I’ve always been a dreamer. A really big dreamer. For the most part, it’s served me well. I was the first person in my family to graduate from college. A private college, magna cum laude, while raising four children alone. I don’t do mediocrity.

I worked hard and brought our family out of poverty singlehandedly. We moved to a better neighborhood, built a nice house, and went on vacations. I was no ordinary woman. I’d much prefer to raise those kids alone than to settle for the companionship of a mere mortal man.

The man I sought had to be equally well-educated, ambitious, successful, attractive, and generous.

I also would have preferred that he not want any children and would be happy to help me raise mine since I had so many.

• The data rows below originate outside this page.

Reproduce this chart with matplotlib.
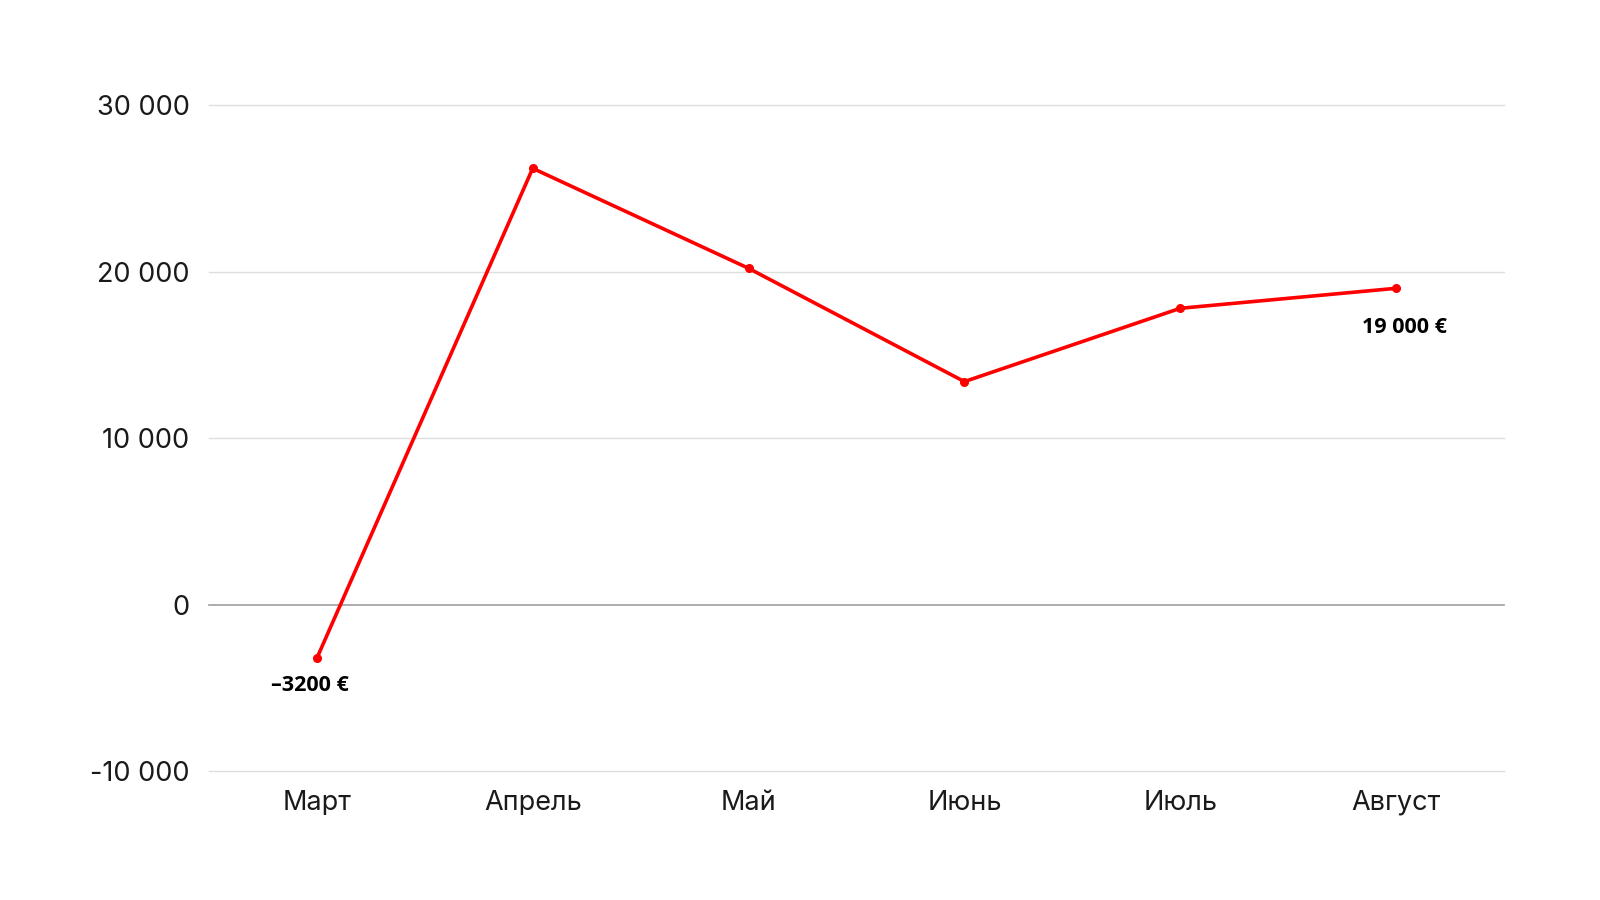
import matplotlib
matplotlib.use("Agg")
import matplotlib.pyplot as plt
from matplotlib.ticker import FuncFormatter

months = ["Март", "Апрель", "Май", "Июнь", "Июль", "Август"]
values = [-3200, 26200, 20200, 13400, 17800, 19000]
yticks = [-10000, 0, 10000, 20000, 30000]
label_first = "–3200 €"
label_last = "19 000 €"

fig = plt.figure(figsize=(16, 9), dpi=100)
ax = fig.add_axes([0.1306, 0.1428, 0.8094, 0.7405])

x = list(range(len(months)))
ax.plot(x, values, color="#ff0000", lw=2.6, marker="o", ms=5.5, zorder=3)

ax.set_xlim(-0.5, len(months) - 0.5)
ax.set_ylim(-10000, 30000)
ax.set_yticks(yticks)
ax.yaxis.set_major_formatter(FuncFormatter(lambda v, p: f"{int(v):,}".replace(",", " ")))
for t in yticks:
    ln = ax.axhline(t, color="#9e9e9e" if t == 0 else "#dddddd", lw=1.2 if t == 0 else 1.0, zorder=1)
    ln.set_clip_on(False)

ax.set_xticks(x)
ax.set_xticklabels(months)
for s in ax.spines.values():
    s.set_visible(False)
ax.tick_params(axis="both", length=0, labelsize=19.5, colors="#1a1a1a")
ax.tick_params(axis="y", pad=14)
ax.tick_params(axis="x", pad=13)
for lbl in ax.get_xticklabels() + ax.get_yticklabels():
    lbl.set_fontfamily(["Inter", "DejaVu Sans"])
    lbl.set_fontweight("normal")

ax.annotate(label_first, (x[0], values[0]), xytext=(-5, -20), textcoords="offset points",
            ha="center", va="center", fontsize=15.5, fontweight="bold", family=["Open Sans", "DejaVu Sans"])
ax.annotate(label_last, (x[-1], values[-1]), xytext=(6, -28), textcoords="offset points",
            ha="center", va="center", fontsize=15.5, fontweight="bold", family=["Open Sans", "DejaVu Sans"])

fig.savefig("out.png", dpi=100, facecolor="white")
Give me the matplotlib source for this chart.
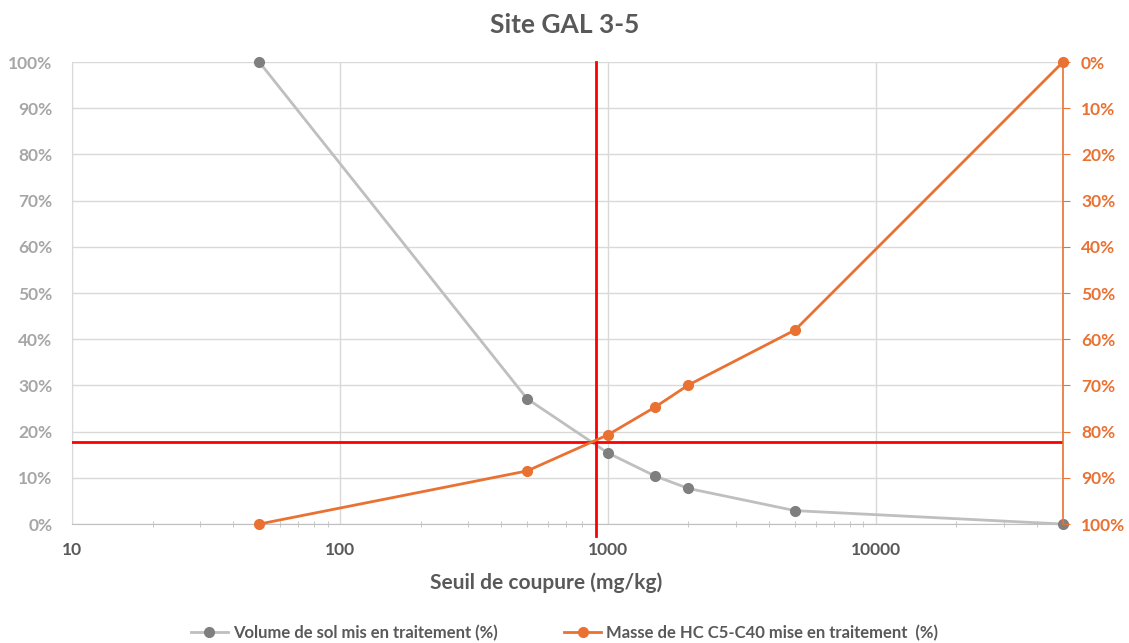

Finally, he had to be well-read, close to my own age, and not addicted to television. I froze out the older men who would have been happy to date me.

Guess what happened? I raised those four kids alone while reading every self-help book I could find and begging every deity I could think of to send me a mate. I absolutely refused to “settle.

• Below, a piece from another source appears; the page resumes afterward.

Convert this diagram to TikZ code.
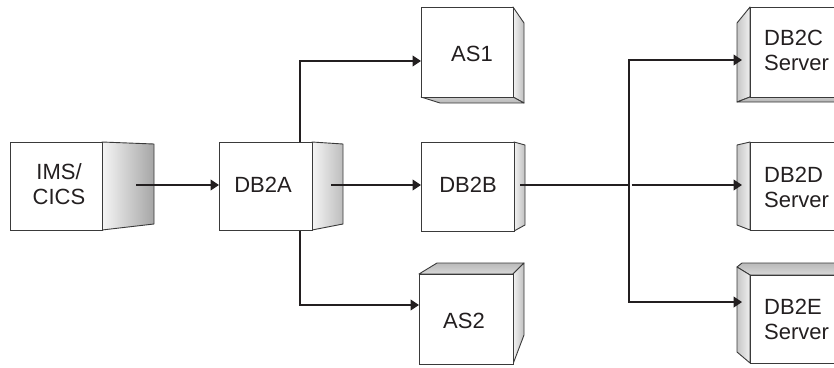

It’s very common for people who’ve been single for a long time to say that they won’t settle. They maintain that they could have been married or in a relationship by this time if they’d settled, but they are going to hold out for the best.

How about you? Are you holding out for a “package,” a person who possesses all of the qualities on a list you’ve made?

If so, I’d like to encourage you to consider the value of having a flesh and blood human being in your life to love you, care when you’ve had a bad day at work, or bring you soup when you’re sick. You’ll have the opportunity to experience loving this person back and sharing your life with them. It’s tough to cuddle up to a list.

The truth is, dating someone who doesn’t possess every quality you wish for isn’t the same thing as settling. You probably don’t have every trait your would-be mate desires and whether you realize it or not, you’ve already been settling.

Being open to dating outside your type is not settling. Most of us understand that we’re not going to get every single thing we want in life and it really is okay.

You don’t refuse to find a place to live just because you can’t afford a ten-bedroom mansion. Instead, you buy or rent a place within your means and go on about your business. This is a perfectly reasonable thing to do and most of us are fine with the concept until we consider dating. Then we insist on “having it all.